A rather non-descript restaurant, which looks quite similar to any other Portuguese restaurant, the Penalva offers a fantastic fish menu. If you won’t be able to have the excellent arroz the marisco (seafood risotto) at the Marisqueria Uma, try it here as it’s not too far behind. Whatever you order wash it down with some fresh Muralhas.
Escolas Gerais 54, Lisbona
Telefono: +351 218 862 133
This is a tasca too, but Ti Natercia (Auntie Natercia) deserves a paragraph of its own. Natercia is a show of a woman, she cooks, serves and runs the place. A real “hole in the wall”, so much that it’s even quite difficult to spot: you’ll find it along the famous tram no.28 route, on a point where the street is so narrow that you need to be extremely careful before stepping out of the tasca, and its sign is partly concealed under a balcony. Being so small it’s necessary to make a reservation, not only for the table but also for the food, that Natercia will cook for the occasion. I understood the criteria on which she decides whether to accept your reservation, nor I understood her opening times. After the first attempt, when we’ve been told to come back the next day at 1pm – maybe – we decided to place this tasca under siege: we went there half an hour before and sat at the bar at the other side of the door, sipping coffee and not taking our eyes off the door. At the tiniest movement we sprung up and ran there imploring Natercia who, with an expression of false resignation, let us in. Luckily we were also blessed with their speciality, the bacalhau folhado (which apparently has been prepared for other customers…sorry lovely Spanish couple, you’ll have to go back). Despite the expectations being set very high by my friend who recommended me this place this super cod-roll somehow exceeded them, so that my mate and I wolfed one down while it’s usually for four people. We also cleared off the salad plate and some cheese.
Rua dos Sapateiros 177, Lisbon
Phone: +351 21 342 7425
Apparently this miniature family-run restaurant in Baixa has been rewarded with the best arroz de marisco (a sort of seafood risotto with a thick and slightly spicy sauce) in Lisbon, or maybe the whole world. Now I have only tried this but I struggle to think of something better. My friend and I got served a satisfying pot, that was enough for 3 portions each but was so good that reaching the bottom made us consider a second round. Luckily for our health the kitchen closes pretty early (at 10pm), for this reason I would recommend to get here quite early (very early for the portuguese dining standards). When we arrived all tables were occupied so we asked the young waiter, whose speed was in dizzying contrast with his slow motion father, who informally reserved us a table. Just the time for a quick Ginja and back. Do whatever it takes for a meal here because a visit to Lisbon without trying the arroz the marisco is not worth mentioning.
Rua das Gáveas 8, Lisbon
Phone: +351 21 346 3443
After eating our way through a good share of the marine fauna we decided to move to terrestrial species. For meat eaters this must be the first stop, a restaurant specialised in carne na pedra, which means meat on stone. A big chunk of raw meat is served on a thick wooden tray embedded with a piping hot stone on which you will cook the slices of juicy beef as you wish. I love the rough and DIY atmosphere that makes the whole place buzzing with friendliness. However my opinion might have been biased by the house wine. What a devilish wine they serve…

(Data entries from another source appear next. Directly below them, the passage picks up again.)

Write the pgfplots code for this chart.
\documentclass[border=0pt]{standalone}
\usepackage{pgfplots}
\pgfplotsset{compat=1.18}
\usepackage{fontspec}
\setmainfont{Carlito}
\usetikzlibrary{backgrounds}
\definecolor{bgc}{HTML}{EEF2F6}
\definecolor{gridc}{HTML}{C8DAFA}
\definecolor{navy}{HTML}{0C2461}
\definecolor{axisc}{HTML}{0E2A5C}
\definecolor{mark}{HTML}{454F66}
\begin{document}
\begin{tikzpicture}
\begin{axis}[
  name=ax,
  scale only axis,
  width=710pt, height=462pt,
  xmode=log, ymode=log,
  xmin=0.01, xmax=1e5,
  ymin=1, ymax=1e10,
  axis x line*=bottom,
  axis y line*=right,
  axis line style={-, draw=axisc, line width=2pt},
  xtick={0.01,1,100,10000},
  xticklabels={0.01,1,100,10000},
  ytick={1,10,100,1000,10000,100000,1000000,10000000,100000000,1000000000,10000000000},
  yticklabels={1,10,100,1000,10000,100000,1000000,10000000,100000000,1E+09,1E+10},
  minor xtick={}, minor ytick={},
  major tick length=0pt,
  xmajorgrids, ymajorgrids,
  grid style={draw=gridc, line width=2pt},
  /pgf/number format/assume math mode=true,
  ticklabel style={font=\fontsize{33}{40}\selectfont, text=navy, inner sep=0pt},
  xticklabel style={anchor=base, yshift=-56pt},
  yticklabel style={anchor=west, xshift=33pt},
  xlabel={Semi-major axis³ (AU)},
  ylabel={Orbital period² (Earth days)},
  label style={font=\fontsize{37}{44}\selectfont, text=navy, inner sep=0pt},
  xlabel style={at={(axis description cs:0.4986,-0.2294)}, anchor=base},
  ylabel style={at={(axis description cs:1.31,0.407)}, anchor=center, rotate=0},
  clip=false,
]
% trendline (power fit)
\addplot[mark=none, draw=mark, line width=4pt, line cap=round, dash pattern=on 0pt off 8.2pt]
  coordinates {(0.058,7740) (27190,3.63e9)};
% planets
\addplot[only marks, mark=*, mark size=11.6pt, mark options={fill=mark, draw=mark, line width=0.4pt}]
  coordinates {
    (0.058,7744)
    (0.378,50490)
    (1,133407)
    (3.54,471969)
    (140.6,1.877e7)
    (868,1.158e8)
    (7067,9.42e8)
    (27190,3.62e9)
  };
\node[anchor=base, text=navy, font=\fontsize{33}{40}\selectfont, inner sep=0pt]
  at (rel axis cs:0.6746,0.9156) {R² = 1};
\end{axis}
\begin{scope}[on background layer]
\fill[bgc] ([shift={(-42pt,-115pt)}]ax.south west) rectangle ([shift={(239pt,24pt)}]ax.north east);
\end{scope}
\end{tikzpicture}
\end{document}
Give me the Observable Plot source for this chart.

This is not a restaurant but it will have to be your favourite snack. The Portuguese version to your bacon sandwich, your slice of pizza, your sausage roll. You can order a bifana in almost every tasca, but also in smaller shops selling some sort of Portuguese fast food. Usually you will see beef steaks cooking in big pots exposed behind the shop window. I still can0t explain how a steak in a roll can taste so good.